▸ To be done
Print exactly the lines from the first one down to the line that contains "titles = ['Brøttum', 'Kise', 'Furnesfjorden', 'Skreia']", both included, and skip the pictures.

▸ Supplied material
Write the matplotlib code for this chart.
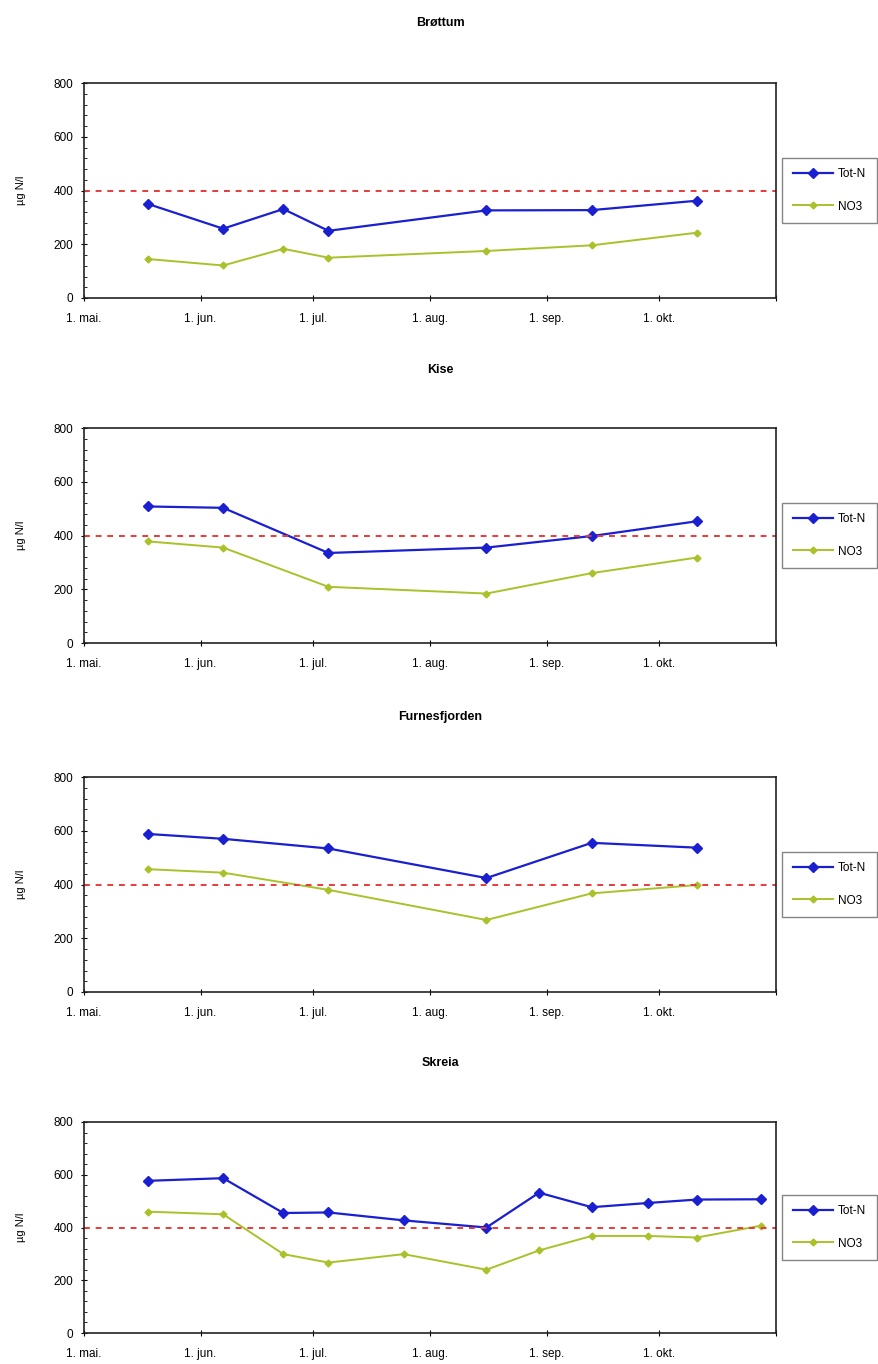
import datetime as dt
import matplotlib.pyplot as plt
from matplotlib.ticker import MultipleLocator

plt.rcParams['font.family'] = ['Liberation Sans', 'DejaVu Sans']

titles = ['Brøttum', 'Kise', 'Furnesfjorden', 'Skreia']

dates_6 = ['2000-05-18', '2000-06-07', '2000-07-05', '2000-08-16', '2000-09-13', '2000-10-11']
dates_brottum = ['2000-05-18', '2000-06-07', '2000-06-23', '2000-07-05', '2000-08-16', '2000-09-13', '2000-10-11']
dates_skreia = ['2000-05-18', '2000-06-07', '2000-06-23', '2000-07-05', '2000-07-25', '2000-08-16',
                '2000-08-30', '2000-09-13', '2000-09-28', '2000-10-11', '2000-10-28']

totn_brottum = [350, 258, 331, 250, 326, 327, 362]
no3_brottum = [145, 121, 183, 150, 175, 196, 243]

totn_kise = [508, 503, 335, 355, 398, 453]
no3_kise = [378, 355, 209, 184, 260, 318]

totn_furnes = [588, 570, 534, 424, 555, 537]
no3_furnes = [457, 444, 380, 268, 367, 398]

totn_skreia = [577, 587, 455, 457, 427, 400, 532, 477, 493, 506, 507]
no3_skreia = [460, 450, 299, 267, 299, 240, 313, 368, 368, 362, 407]

limit = 400

series = [
    (dates_brottum, totn_brottum, no3_brottum),
    (dates_6, totn_kise, no3_kise),
    (dates_6, totn_furnes, no3_furnes),
    (dates_skreia, totn_skreia, no3_skreia),
]

# pixel rows of each panel: title centre, plot top, plot bottom
rows = [(23, 83, 298), (370, 428, 643), (717, 777, 992), (1063, 1122, 1333)]
W, H = 879, 1364

fig = plt.figure(figsize=(W / 100, H / 100), dpi=100)

month_ticks = [dt.date(2000, m, 1) for m in range(5, 12)]
month_labels = ['1. mai.', '1. jun.', '1. jul.', '1. aug.', '1. sep.', '1. okt.', '']

for title, (dates, totn, no3), (ty, top, bot) in zip(titles, series, rows):
    ax = fig.add_axes([84 / W, 1 - bot / H, (776 - 84) / W, (bot - top) / H])
    x = [dt.datetime.strptime(d, '%Y-%m-%d') for d in dates]
    ax.plot(x, totn, color='#1a1fd0', marker='D', markersize=5, lw=1.6, label='Tot-N')
    ax.plot(x, no3, color='#aac12a', marker='D', markersize=3.5, lw=1.4, label='NO3')
    ax.axhline(limit, color='#e83a3a', ls=(0, (3, 3)), lw=1.4)

    ax.set_xlim(dt.date(2000, 5, 1), dt.date(2000, 11, 1))
    ax.set_ylim(0, 800)
    ax.set_xticks(month_ticks)
    ax.set_xticklabels(month_labels)
    ax.yaxis.set_major_locator(MultipleLocator(200))
    ax.yaxis.set_minor_locator(MultipleLocator(40))
    ax.tick_params(axis='both', labelsize=8.5, direction='inout', length=5, width=0.8)
    ax.tick_params(axis='x', pad=8)
    ax.tick_params(axis='y', pad=5)
    ax.tick_params(axis='y', which='minor', direction='in', length=2, width=0.6)
    ax.set_ylabel('µg N/l', fontsize=8, labelpad=20)
    for s in ax.spines.values():
        s.set_color('#222222')
        s.set_linewidth(1.2)
    fig.text(440 / W, 1 - ty / H, title, ha='center', va='center', fontsize=9, fontweight='bold')
    ax.legend(loc='center left', bbox_to_anchor=(1.009, 0.5), fontsize=8.5,
              frameon=True, fancybox=False, edgecolor='#666666', borderaxespad=0,
              handlelength=3.4, handletextpad=0.4, borderpad=0.9, labelspacing=1.7)

fig.savefig('out.png', dpi=100)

▸ Correct response
Write the matplotlib code for this chart.
import datetime as dt
import matplotlib.pyplot as plt
from matplotlib.ticker import MultipleLocator

plt.rcParams['font.family'] = ['Liberation Sans', 'DejaVu Sans']

titles = ['Brøttum', 'Kise', 'Furnesfjorden', 'Skreia']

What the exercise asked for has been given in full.